### Written task
Copy out all the lines exactly. Omit pictures.

### Available data
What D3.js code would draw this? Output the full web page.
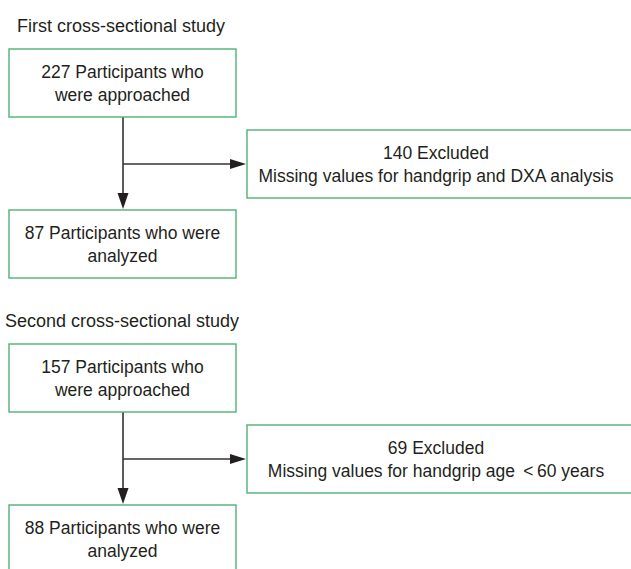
<!DOCTYPE html>
<html>
<head>
<meta charset="utf-8">
<script src="https://cdn.jsdelivr.net/npm/d3@7"></script>
<style>
  html, body { margin: 0; padding: 0; background: #fff; }
  svg { display: block; }
  text { font-family: "Liberation Sans", Arial, sans-serif; fill: #231f20; }
</style>
</head>
<body>
<svg id="chart" width="631" height="569"></svg>
<script>
// ---- content ----
const studyTitles = ["First cross-sectional study", "Second cross-sectional study"];
const approached = [227, 157];
const excluded = [140, 69];
const analyzed = [87, 88];
const exclusionReasons = [
  "Missing values for handgrip and DXA analysis",
  "Missing values for handgrip age \u2009<\u200960 years"
];

// ---- layout ----
const W = 631, H = 569;
const green = "#4db374", ink = "#231f20", arrowCol = "#333333";
const fontSize = 17.5, lineGap = 23;
const panelTop = [0, 295];           // vertical offset of each study block
const titleX = [17, 5];
const leftBox = { x: 9, w: 227, h: 68 };
const rightBox = { x: 247, w: 420, h: 68, textX: 436 };
const rowY = { title: 32, box1: 49, box2: 130, box3: 210 };
const stemX = leftBox.x + leftBox.w / 2 + 0.5;

const svg = d3.select("#chart");

function box(g, x, y, w, h, lines, tx) {
  g.append("rect").attr("x", x).attr("y", y).attr("width", w).attr("height", h)
    .attr("fill", "#fff").attr("stroke", green).attr("stroke-width", 1.4);
  const t = g.append("text").attr("text-anchor", "middle").attr("font-size", fontSize);
  lines.forEach((ln, i) => {
    t.append("tspan").attr("x", tx).attr("y", y + 28.5 + i * lineGap).text(ln);
  });
}

studyTitles.forEach((title, i) => {
  const g = svg.append("g").attr("transform", `translate(0,${panelTop[i]})`);
  g.append("text").attr("x", titleX[i]).attr("y", rowY.title)
    .attr("font-size", 18).text(title);

  // connectors
  const y1 = rowY.box1 + leftBox.h, y3 = rowY.box3;
  const ymid = rowY.box2 + rightBox.h / 2;
  g.append("line").attr("x1", stemX).attr("x2", stemX).attr("y1", y1).attr("y2", y3 - 14)
    .attr("stroke", arrowCol).attr("stroke-width", 1.6);
  g.append("path")
    .attr("d", `M${stemX - 5.5},${y3 - 17} L${stemX + 5.5},${y3 - 17} L${stemX},${y3 - 1} Z`)
    .attr("fill", ink);
  g.append("line").attr("x1", stemX).attr("x2", rightBox.x - 14).attr("y1", ymid).attr("y2", ymid)
    .attr("stroke", arrowCol).attr("stroke-width", 1.6);
  g.append("path")
    .attr("d", `M${rightBox.x - 17},${ymid - 5} L${rightBox.x - 17},${ymid + 5} L${rightBox.x - 1},${ymid} Z`)
    .attr("fill", ink);

  const cx = leftBox.x + leftBox.w / 2;
  box(g, leftBox.x, rowY.box1, leftBox.w, leftBox.h,
      [`${approached[i]} Participants who`, "were approached"], cx);
  box(g, rightBox.x, rowY.box2, rightBox.w, rightBox.h,
      [`${excluded[i]} Excluded`, exclusionReasons[i]], rightBox.textX);
  box(g, leftBox.x, rowY.box3, leftBox.w, leftBox.h + (i === 1 ? 20 : 0),
      [`${analyzed[i]} Participants who were`, "analyzed"], cx);
});
</script>
</body>
</html>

### Worked answer
What D3.js code would draw this? Output the full web page.
<!DOCTYPE html>
<html>
<head>
<meta charset="utf-8">
<script src="https://cdn.jsdelivr.net/npm/d3@7"></script>
<style>
  html, body { margin: 0; padding: 0; background: #fff; }
  svg { display: block; }
  text { font-family: "Liberation Sans", Arial, sans-serif; fill: #231f20; }
</style>
</head>
<body>
<svg id="chart" width="631" height="569"></svg>
<script>
// ---- content ----
const studyTitles = ["First cross-sectional study", "Second cross-sectional study"];
const approached = [227, 157];
const excluded = [140, 69];
const analyzed = [87, 88];
const exclusionReasons = [
  "Missing values for handgrip and DXA analysis",
  "Missing values for handgrip age \u2009<\u200960 years"
];

// ---- layout ----
const W = 631, H = 569;
const green = "#4db374", ink = "#231f20", arrowCol = "#333333";
const fontSize = 17.5, lineGap = 23;
const panelTop = [0, 295];           // vertical offset of each study block
const titleX = [17, 5];
const leftBox = { x: 9, w: 227, h: 68 };
const rightBox = { x: 247, w: 420, h: 68, textX: 436 };
const rowY = { title: 32, box1: 49, box2: 130, box3: 210 };
const stemX = leftBox.x + leftBox.w / 2 + 0.5;

const svg = d3.select("#chart");

function box(g, x, y, w, h, lines, tx) {
  g.append("rect").attr("x", x).attr("y", y).attr("width", w).attr("height", h)
    .attr("fill", "#fff").attr("stroke", green).attr("stroke-width", 1.4);
  const t = g.append("text").attr("text-anchor", "middle").attr("font-size", fontSize);
  lines.forEach((ln, i) => {
    t.append("tspan").attr("x", tx).attr("y", y + 28.5 + i * lineGap).text(ln);
  });
}

studyTitles.forEach((title, i) => {
  const g = svg.append("g").attr("transform", `translate(0,${panelTop[i]})`);
  g.append("text").attr("x", titleX[i]).attr("y", rowY.title)
    .attr("font-size", 18).text(title);

  // connectors
  const y1 = rowY.box1 + leftBox.h, y3 = rowY.box3;
  const ymid = rowY.box2 + rightBox.h / 2;
  g.append("line").attr("x1", stemX).attr("x2", stemX).attr("y1", y1).attr("y2", y3 - 14)
    .attr("stroke", arrowCol).attr("stroke-width", 1.6);
  g.append("path")
    .attr("d", `M${stemX - 5.5},${y3 - 17} L${stemX + 5.5},${y3 - 17} L${stemX},${y3 - 1} Z`)
    .attr("fill", ink);
  g.append("line").attr("x1", stemX).attr("x2", rightBox.x - 14).attr("y1", ymid).attr("y2", ymid)
    .attr("stroke", arrowCol).attr("stroke-width", 1.6);
  g.append("path")
    .attr("d", `M${rightBox.x - 17},${ymid - 5} L${rightBox.x - 17},${ymid + 5} L${rightBox.x - 1},${ymid} Z`)
    .attr("fill", ink);

  const cx = leftBox.x + leftBox.w / 2;
  box(g, leftBox.x, rowY.box1, leftBox.w, leftBox.h,
      [`${approached[i]} Participants who`, "were approached"], cx);
  box(g, rightBox.x, rowY.box2, rightBox.w, rightBox.h,
      [`${excluded[i]} Excluded`, exclusionReasons[i]], rightBox.textX);
  box(g, leftBox.x, rowY.box3, leftBox.w, leftBox.h + (i === 1 ? 20 : 0),
      [`${analyzed[i]} Participants who were`, "analyzed"], cx);
});
</script>
</body>
</html>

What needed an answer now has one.